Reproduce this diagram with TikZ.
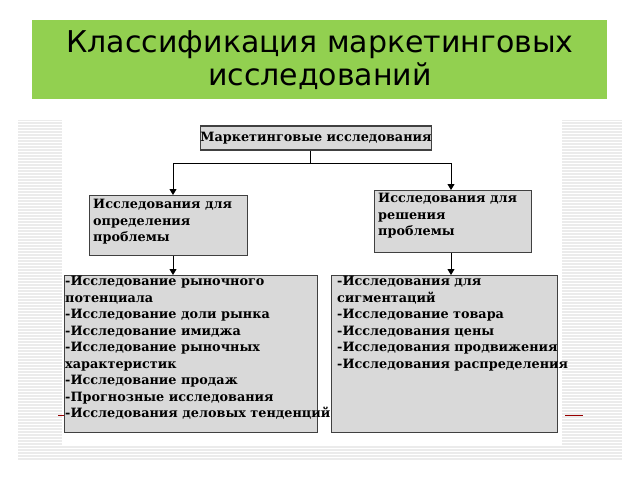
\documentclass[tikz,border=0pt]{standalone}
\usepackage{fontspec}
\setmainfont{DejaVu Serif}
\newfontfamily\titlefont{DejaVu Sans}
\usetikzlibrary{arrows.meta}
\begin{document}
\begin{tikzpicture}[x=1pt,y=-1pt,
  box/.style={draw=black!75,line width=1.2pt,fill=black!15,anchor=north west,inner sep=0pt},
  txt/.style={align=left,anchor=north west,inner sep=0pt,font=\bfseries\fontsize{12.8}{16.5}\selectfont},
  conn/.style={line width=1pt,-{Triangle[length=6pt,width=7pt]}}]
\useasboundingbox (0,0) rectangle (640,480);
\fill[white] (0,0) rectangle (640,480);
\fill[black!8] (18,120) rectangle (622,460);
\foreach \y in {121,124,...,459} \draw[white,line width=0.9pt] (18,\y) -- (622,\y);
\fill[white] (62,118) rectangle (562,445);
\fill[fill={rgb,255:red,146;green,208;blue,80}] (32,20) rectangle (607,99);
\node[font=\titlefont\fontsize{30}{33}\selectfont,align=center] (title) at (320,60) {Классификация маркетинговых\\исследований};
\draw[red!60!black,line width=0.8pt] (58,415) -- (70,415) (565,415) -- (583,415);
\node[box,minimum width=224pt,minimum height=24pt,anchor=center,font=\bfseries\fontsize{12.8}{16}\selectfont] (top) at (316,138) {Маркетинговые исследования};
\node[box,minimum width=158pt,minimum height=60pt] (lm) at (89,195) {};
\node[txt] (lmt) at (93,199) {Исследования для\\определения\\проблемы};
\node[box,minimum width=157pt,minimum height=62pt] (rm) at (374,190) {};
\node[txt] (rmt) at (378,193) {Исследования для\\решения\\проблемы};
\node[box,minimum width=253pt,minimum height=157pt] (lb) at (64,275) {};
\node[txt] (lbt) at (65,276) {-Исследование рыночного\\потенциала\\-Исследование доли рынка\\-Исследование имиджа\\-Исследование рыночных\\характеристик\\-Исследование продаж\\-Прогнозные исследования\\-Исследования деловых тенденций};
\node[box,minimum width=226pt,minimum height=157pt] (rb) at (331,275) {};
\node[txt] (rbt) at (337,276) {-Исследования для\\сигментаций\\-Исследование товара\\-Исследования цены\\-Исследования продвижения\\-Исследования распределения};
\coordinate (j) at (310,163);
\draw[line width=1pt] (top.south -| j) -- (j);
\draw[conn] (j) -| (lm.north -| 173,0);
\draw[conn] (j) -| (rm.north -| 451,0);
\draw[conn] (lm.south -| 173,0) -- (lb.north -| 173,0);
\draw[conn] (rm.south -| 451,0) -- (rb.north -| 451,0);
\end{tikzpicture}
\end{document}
____
→ **Your task**
Copy out all the data without changing anything, and drop the pictures.

→ **Result of the task**
Reproduce this diagram with TikZ.
\documentclass[tikz,border=0pt]{standalone}
\usepackage{fontspec}
\setmainfont{DejaVu Serif}
\newfontfamily\titlefont{DejaVu Sans}
\usetikzlibrary{arrows.meta}
\begin{document}
\begin{tikzpicture}[x=1pt,y=-1pt,
  box/.style={draw=black!75,line width=1.2pt,fill=black!15,anchor=north west,inner sep=0pt},
  txt/.style={align=left,anchor=north west,inner sep=0pt,font=\bfseries\fontsize{12.8}{16.5}\selectfont},
  conn/.style={line width=1pt,-{Triangle[length=6pt,width=7pt]}}]
\useasboundingbox (0,0) rectangle (640,480);
\fill[white] (0,0) rectangle (640,480);
\fill[black!8] (18,120) rectangle (622,460);
\foreach \y in {121,124,...,459} \draw[white,line width=0.9pt] (18,\y) -- (622,\y);
\fill[white] (62,118) rectangle (562,445);
\fill[fill={rgb,255:red,146;green,208;blue,80}] (32,20) rectangle (607,99);
\node[font=\titlefont\fontsize{30}{33}\selectfont,align=center] (title) at (320,60) {Классификация маркетинговых\\исследований};
\draw[red!60!black,line width=0.8pt] (58,415) -- (70,415) (565,415) -- (583,415);
\node[box,minimum width=224pt,minimum height=24pt,anchor=center,font=\bfseries\fontsize{12.8}{16}\selectfont] (top) at (316,138) {Маркетинговые исследования};
\node[box,minimum width=158pt,minimum height=60pt] (lm) at (89,195) {};
\node[txt] (lmt) at (93,199) {Исследования для\\определения\\проблемы};
\node[box,minimum width=157pt,minimum height=62pt] (rm) at (374,190) {};
\node[txt] (rmt) at (378,193) {Исследования для\\решения\\проблемы};
\node[box,minimum width=253pt,minimum height=157pt] (lb) at (64,275) {};
\node[txt] (lbt) at (65,276) {-Исследование рыночного\\потенциала\\-Исследование доли рынка\\-Исследование имиджа\\-Исследование рыночных\\характеристик\\-Исследование продаж\\-Прогнозные исследования\\-Исследования деловых тенденций};
\node[box,minimum width=226pt,minimum height=157pt] (rb) at (331,275) {};
\node[txt] (rbt) at (337,276) {-Исследования для\\сигментаций\\-Исследование товара\\-Исследования цены\\-Исследования продвижения\\-Исследования распределения};
\coordinate (j) at (310,163);
\draw[line width=1pt] (top.south -| j) -- (j);
\draw[conn] (j) -| (lm.north -| 173,0);
\draw[conn] (j) -| (rm.north -| 451,0);
\draw[conn] (lm.south -| 173,0) -- (lb.north -| 173,0);
\draw[conn] (rm.south -| 451,0) -- (rb.north -| 451,0);
\end{tikzpicture}
\end{document}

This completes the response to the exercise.